Your task. Start at the line that contains "Write a Python", stop at the line that contains "x_range = [0, 16.65]", and repeat every line in that span, those two included, with no pictures.

Given information.

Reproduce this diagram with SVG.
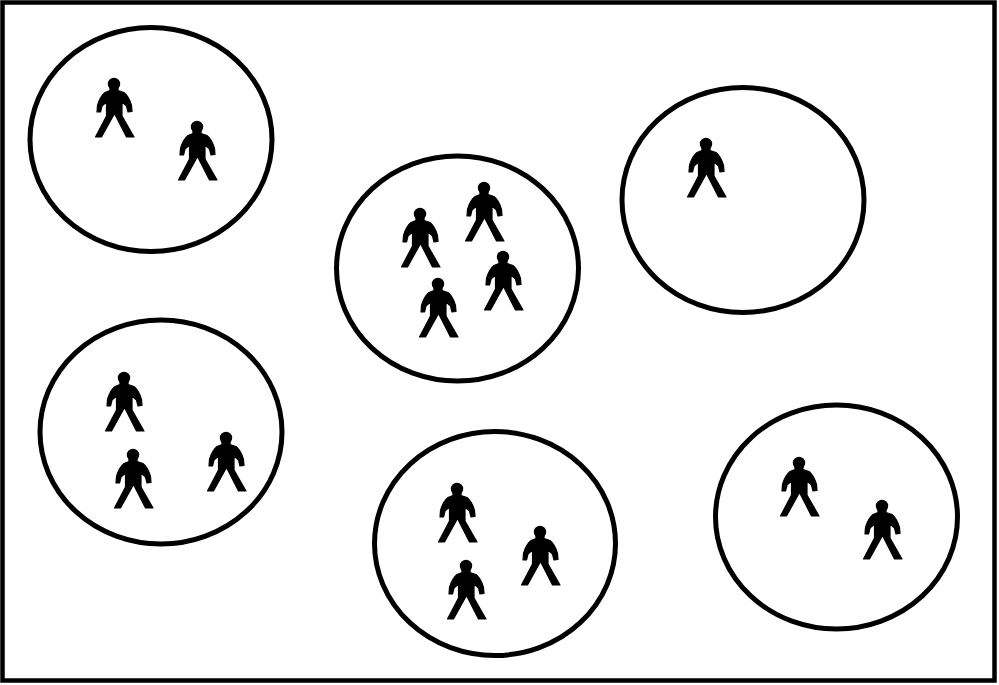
<svg xmlns="http://www.w3.org/2000/svg" xmlns:xlink="http://www.w3.org/1999/xlink" width="999" height="685" viewBox="0 0 999 685">
<style>
.g{fill:none;stroke:#000;stroke-width:5}
.p{fill:#000;stroke:#000;stroke-width:1.2;stroke-linejoin:round}
</style>
<defs>
<g id="person">
<circle class="p" cx="0" cy="0" r="5.6"/>
<path class="p" d="M-4,3 L-4,6.5 L-9,8.5 Q-14,12.5 -16.5,21.5 L-17,28 L-13.5,28 L-12,22 L-7.5,18 L-7.5,32 L-18.5,53 L-12.5,53 L0.5,29.5 L12.5,53 L20,53 L8,32 L8,18 L12.5,22 L14,28 L18,27.5 L17.5,21.5 Q15,12.5 10,8.5 L4,6.5 L4,3 Z"/>
</g>
</defs>
<rect width="999" height="685" fill="#fff"/>
<rect id="frame" x="2.5" y="2.5" width="992" height="678" fill="none" stroke="#000" stroke-width="4.5"/>
<g id="group-1"><ellipse class="g" cx="151" cy="139.5" rx="121" ry="112"/><use href="#person" x="114" y="84"/><use href="#person" x="197" y="127"/></g>
<g id="group-2"><ellipse class="g" cx="457.5" cy="268.5" rx="121" ry="112.5"/><use href="#person" x="420" y="214"/><use href="#person" x="484" y="188"/><use href="#person" x="503" y="257"/><use href="#person" x="438" y="284"/></g>
<g id="group-3"><ellipse class="g" cx="743" cy="200" rx="121" ry="112.5"/><use href="#person" x="706" y="144"/></g>
<g id="group-4"><ellipse class="g" cx="161" cy="432" rx="121" ry="112"/><use href="#person" x="124" y="378"/><use href="#person" x="133" y="455"/><use href="#person" x="226" y="438"/></g>
<g id="group-5"><ellipse class="g" cx="495" cy="543.5" rx="120.5" ry="112"/><use href="#person" x="457" y="489"/><use href="#person" x="540" y="532"/><use href="#person" x="466" y="566"/></g>
<g id="group-6"><ellipse class="g" cx="836.5" cy="517" rx="121" ry="112"/><use href="#person" x="799" y="463"/><use href="#person" x="882" y="506"/></g>
</svg>
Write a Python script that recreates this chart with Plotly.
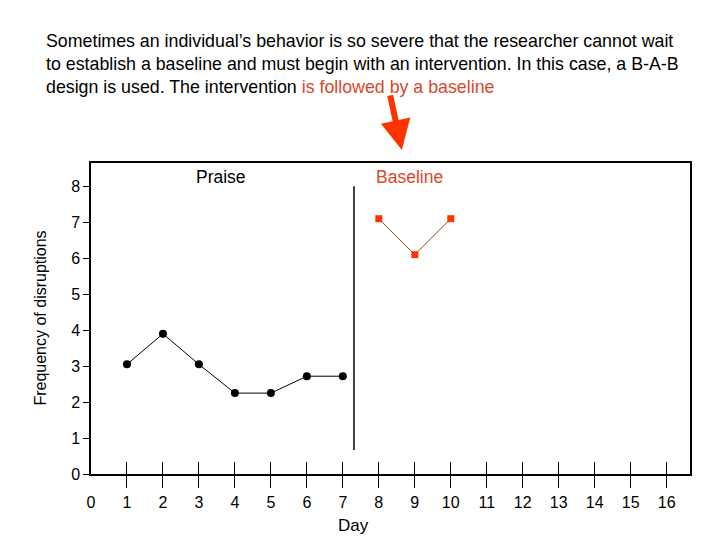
import plotly.graph_objects as go

# data
praise_days = [1, 2, 3, 4, 5, 6, 7]
praise_values = [3.05, 3.9, 3.05, 2.25, 2.25, 2.72, 2.72]
baseline_days = [8, 9, 10]
baseline_values = [7.1, 6.1, 7.1]
x_ticks = list(range(0, 17))
y_ticks = list(range(0, 9))
phase_change_x = 7.31
phase_line_y = [0.67, 8]

RED = "#ff3300"
TEXT_RED = "#d9472b"
FONT = "Liberation Sans, Arial, sans-serif"

fig = go.Figure()

fig.add_trace(go.Scatter(
    x=praise_days, y=praise_values, mode="lines+markers",
    line=dict(color="black", width=1),
    marker=dict(color="black", size=8, symbol="circle"),
    showlegend=False
))
fig.add_trace(go.Scatter(
    x=baseline_days, y=baseline_values, mode="lines+markers",
    line=dict(color="#9a3a20", width=1),
    marker=dict(color=RED, size=7, symbol="square"),
    showlegend=False
))
# phase change line
fig.add_trace(go.Scatter(
    x=[phase_change_x, phase_change_x], y=phase_line_y, mode="lines",
    line=dict(color="black", width=1.5), showlegend=False, hoverinfo="skip"
))
# dummy traces so the tick-only overlay axes get drawn
fig.add_trace(go.Scatter(x=[None], y=[None], xaxis="x2", showlegend=False))
fig.add_trace(go.Scatter(x=[None], y=[None], xaxis="x3", showlegend=False))

x_range = [0, 16.65]

# page body has an 8px margin, so the figure is offset by 8px
fig.update_layout(
    width=704, height=532,
    margin=dict(l=83, r=22, t=155, b=66),
    plot_bgcolor="white", paper_bgcolor="white",
    font=dict(family=FONT, size=16, color="black"),
    xaxis=dict(
        range=x_range, tickvals=x_ticks, ticks="outside", ticklen=13,
        tickcolor="rgba(0,0,0,0)", showgrid=False, zeroline=False,
        showline=True, mirror=True, linecolor="black", linewidth=1.5,
        tickfont=dict(size=16),
    ),
    xaxis2=dict(
        range=x_range, tickvals=x_ticks[1:], ticks="outside", ticklen=13,
        tickcolor="black", tickwidth=1, showticklabels=False, showgrid=False,
        zeroline=False, showline=False, overlaying="x", side="bottom", anchor="y",
    ),
    xaxis3=dict(
        range=x_range, tickvals=x_ticks[1:], ticks="inside", ticklen=12,
        tickcolor="black", tickwidth=1, showticklabels=False, showgrid=False,
        zeroline=False, showline=False, overlaying="x", side="bottom", anchor="y",
    ),
    yaxis=dict(
        range=[0, 8.65], tickvals=y_ticks, ticks="outside", ticklen=6,
        tickcolor="black", showgrid=False, zeroline=False,
        showline=True, mirror=True, linecolor="black", linewidth=1.5,
        tickfont=dict(size=16),
    ),
)

fig.add_annotation(
    xref="paper", yref="paper", x=-0.0785, y=1.318, xanchor="left", yanchor="middle",
    align="left", showarrow=False, font=dict(size=17.8),
    text=("Sometimes an individual’s behavior is so severe that the researcher cannot wait<br>"
          "to establish a baseline and must begin with an intervention. In this case, a B-A-B<br>"
          "design is used. The intervention <span style='color:" + TEXT_RED + "'>is followed by a baseline</span>"),
)
# arrow pointing at the baseline phase
fig.add_annotation(
    xref="paper", yref="paper", x=0.519, y=1.042, ax=-12, ay=-56,
    text="", font=dict(size=1), showarrow=True, arrowhead=2, arrowsize=1,
    arrowwidth=6, arrowcolor=RED,
)
fig.add_annotation(x=3.6, y=8.26, text="Praise", showarrow=False, font=dict(size=17.5))
fig.add_annotation(x=8.85, y=8.26, text="Baseline", showarrow=False,
                   font=dict(size=17.5, color=TEXT_RED))
fig.add_annotation(x=phase_change_x, xref="x", yref="paper", y=-0.167, yanchor="middle",
                   text="Day", showarrow=False, font=dict(size=17))
fig.add_annotation(xref="paper", yref="paper", x=-0.085, y=0.5, xanchor="center",
                   yanchor="middle", textangle=-90,
                   text="Frequency of disruptions", showarrow=False, font=dict(size=16))

fig.write_html("out.html")
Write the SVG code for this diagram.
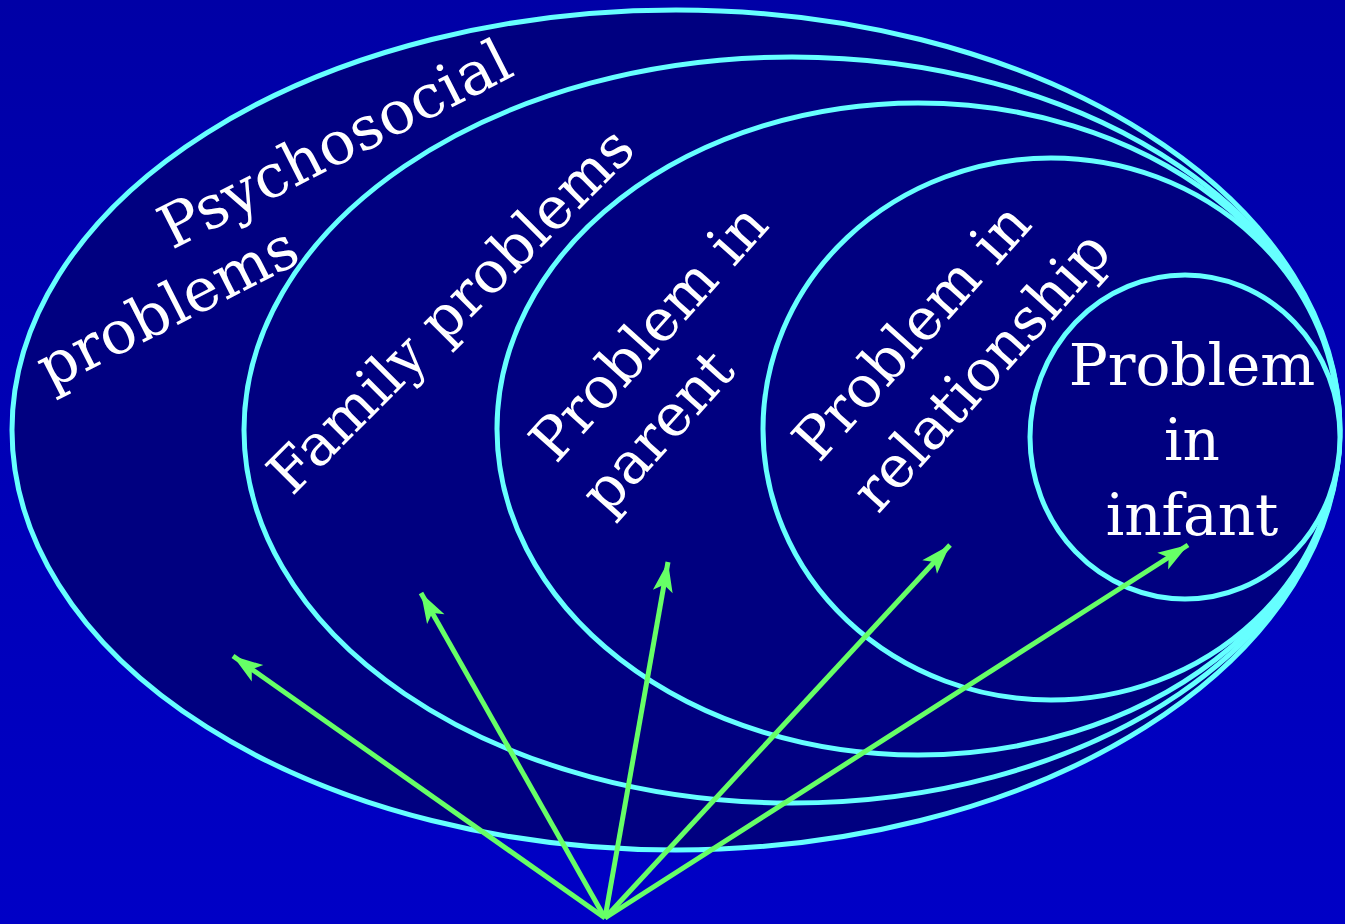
<svg xmlns="http://www.w3.org/2000/svg" width="1345" height="924" viewBox="0 0 1345 924">
<defs>
<linearGradient id="bg" x1="0" y1="0" x2="0" y2="1">
<stop offset="0" stop-color="#0000a6"/>
<stop offset="1" stop-color="#0000c6"/>
</linearGradient>
<marker id="ah" markerUnits="userSpaceOnUse" markerWidth="34" markerHeight="24" refX="30" refY="12" orient="auto" overflow="visible">
<path d="M0,2 L30,12 L0,22 L7,12 Z" fill="#66ff66"/>
</marker>
<style>
.ring{fill:#000080;stroke:#66ffff;stroke-width:5}
.lbl{fill:#ffffff;font-family:"DejaVu Serif","Liberation Serif",serif;font-size:58px}
.rot{font-size:60px}
.arr{stroke:#66ff66;stroke-width:5;fill:none}
</style>
</defs>
<rect width="1345" height="924" fill="url(#bg)"/>
<g id="psychosocial">
<ellipse class="ring" cx="676" cy="430" rx="664" ry="420"/>
<text class="lbl rot" transform="translate(172,250) rotate(-27)">Psychosocial</text>
<text class="lbl rot" transform="translate(50,390) rotate(-27)">problems</text>
</g>
<g id="family">
<ellipse class="ring" cx="792" cy="430" rx="548" ry="373"/>
<text class="lbl" transform="translate(292,497) rotate(-45)">Family problems</text>
</g>
<g id="parent">
<ellipse class="ring" cx="918" cy="429" rx="421" ry="326"/>
<text class="lbl" transform="translate(556,465) rotate(-48)">Problem in</text>
<text class="lbl" transform="translate(607,517) rotate(-48)">parent</text>
</g>
<g id="relationship">
<ellipse class="ring" cx="1051" cy="429" rx="288" ry="271"/>
<text class="lbl" transform="translate(819,464) rotate(-48)">Problem in</text>
<text class="lbl" transform="translate(878,515) rotate(-48)">relationship</text>
</g>
<g id="infant">
<ellipse class="ring" cx="1185" cy="437" rx="155" ry="162"/>
<text class="lbl" text-anchor="middle" x="1192" y="385">Problem</text>
<text class="lbl" text-anchor="middle" x="1192" y="460">in</text>
<text class="lbl" text-anchor="middle" x="1192" y="535">infant</text>
</g>
<g id="connectors">
<line class="arr" marker-end="url(#ah)" x1="605" y1="918" x2="233" y2="656"/>
<line class="arr" marker-end="url(#ah)" x1="605" y1="918" x2="421" y2="593"/>
<line class="arr" marker-end="url(#ah)" x1="605" y1="918" x2="668" y2="562"/>
<line class="arr" marker-end="url(#ah)" x1="605" y1="918" x2="950" y2="545"/>
<line class="arr" marker-end="url(#ah)" x1="605" y1="918" x2="1188" y2="545"/>
</g>
</svg>
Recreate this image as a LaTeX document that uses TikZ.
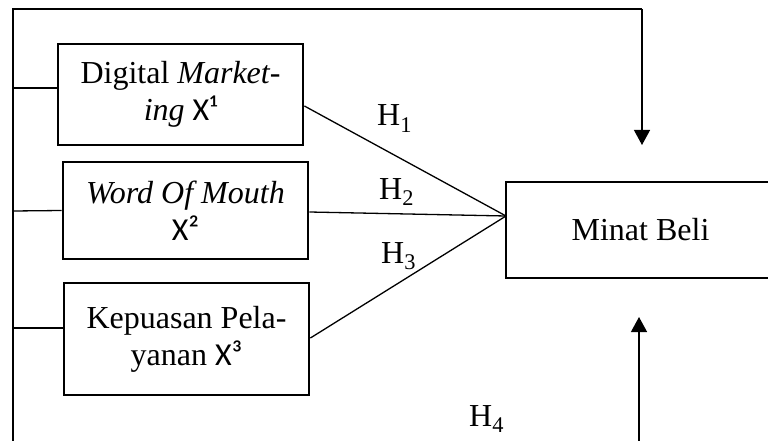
\documentclass[tikz,border=0pt]{standalone}
\usepackage{fontspec}
\setmainfont{Liberation Serif}
\newfontfamily\carl{Carlito}
\usetikzlibrary{arrows.meta}
\begin{document}
\begin{tikzpicture}[x=1pt,y=-1pt,
  varbox/.style={draw,line width=2.8pt,align=center,inner sep=0pt,font=\fontsize{32}{37}\selectfont},
  conn/.style={line width=1.3pt},
  arr/.style={line width=1.3pt,-{Triangle[width=16pt,length=15pt]}},
  hlabel/.style={anchor=base west,inner sep=0pt,font=\fontsize{32}{37}\selectfont}]
\useasboundingbox (0,0) rectangle (768,441);
\node[varbox,minimum width=245pt,minimum height=101pt] (b1) at (180.5,94.5) {Digital \textit{Market-}\\\textit{ing} {\carl X¹}};
\node[varbox,minimum width=245pt,minimum height=97pt] (b2) at (185.5,210.5) {\textit{Word Of Mouth}\\{\carl X²}};
\node[varbox,minimum width=245pt,minimum height=112pt] (b3) at (186.5,339) {Kepuasan Pela-\\yanan {\carl X³}};
\node[varbox,minimum width=269pt,minimum height=96pt] (mb) at (640.5,230) {Minat Beli};
\coordinate (tl) at (13,9);
\coordinate (bl) at (13,445);
\coordinate (tr) at (642,9);
\coordinate (br) at (639,445);
\coordinate (l1) at (13,88);
\coordinate (l2) at (13,211);
\coordinate (l3) at (13,328);
\coordinate (conv) at (506,216);
\coordinate (dtip) at (642,145);
\coordinate (utip) at (639,317);
\draw[conn] (bl) -- (tl) -- (tr);
\draw[arr] (tr) -- (dtip);
\draw[arr] (br) -- (utip);
\draw[conn] (l1) -- (l1 -| b1.west);
\draw[conn] (l2) -- (b2.west);
\draw[conn] (l3) -- (l3 -| b3.west);
\draw[conn] ([yshift=-11.5pt]b1.east) -- (conv);
\draw[conn] ([yshift=-1.5pt]b2.east) -- (conv);
\draw[conn] ([yshift=1pt]b3.east) -- (conv);
\node[hlabel] (h1) at (377,126) {H\textsubscript{1}};
\node[hlabel] (h2) at (379,199) {H\textsubscript{2}};
\node[hlabel] (h3) at (381,263) {H\textsubscript{3}};
\node[hlabel] (h4) at (469,426) {H\textsubscript{4}};
\end{tikzpicture}
\end{document}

Answer below.
Write a Python script that recreates this chart with Plotly.
import plotly.graph_objects as go

# data
praise_days = [1, 2, 3, 4, 5, 6, 7]
praise_values = [3.05, 3.9, 3.05, 2.25, 2.25, 2.72, 2.72]
baseline_days = [8, 9, 10]
baseline_values = [7.1, 6.1, 7.1]
x_ticks = list(range(0, 17))
y_ticks = list(range(0, 9))
phase_change_x = 7.31
phase_line_y = [0.67, 8]

RED = "#ff3300"
TEXT_RED = "#d9472b"
FONT = "Liberation Sans, Arial, sans-serif"

fig = go.Figure()

fig.add_trace(go.Scatter(
    x=praise_days, y=praise_values, mode="lines+markers",
    line=dict(color="black", width=1),
    marker=dict(color="black", size=8, symbol="circle"),
    showlegend=False
))
fig.add_trace(go.Scatter(
    x=baseline_days, y=baseline_values, mode="lines+markers",
    line=dict(color="#9a3a20", width=1),
    marker=dict(color=RED, size=7, symbol="square"),
    showlegend=False
))
# phase change line
fig.add_trace(go.Scatter(
    x=[phase_change_x, phase_change_x], y=phase_line_y, mode="lines",
    line=dict(color="black", width=1.5), showlegend=False, hoverinfo="skip"
))
# dummy traces so the tick-only overlay axes get drawn
fig.add_trace(go.Scatter(x=[None], y=[None], xaxis="x2", showlegend=False))
fig.add_trace(go.Scatter(x=[None], y=[None], xaxis="x3", showlegend=False))

x_range = [0, 16.65]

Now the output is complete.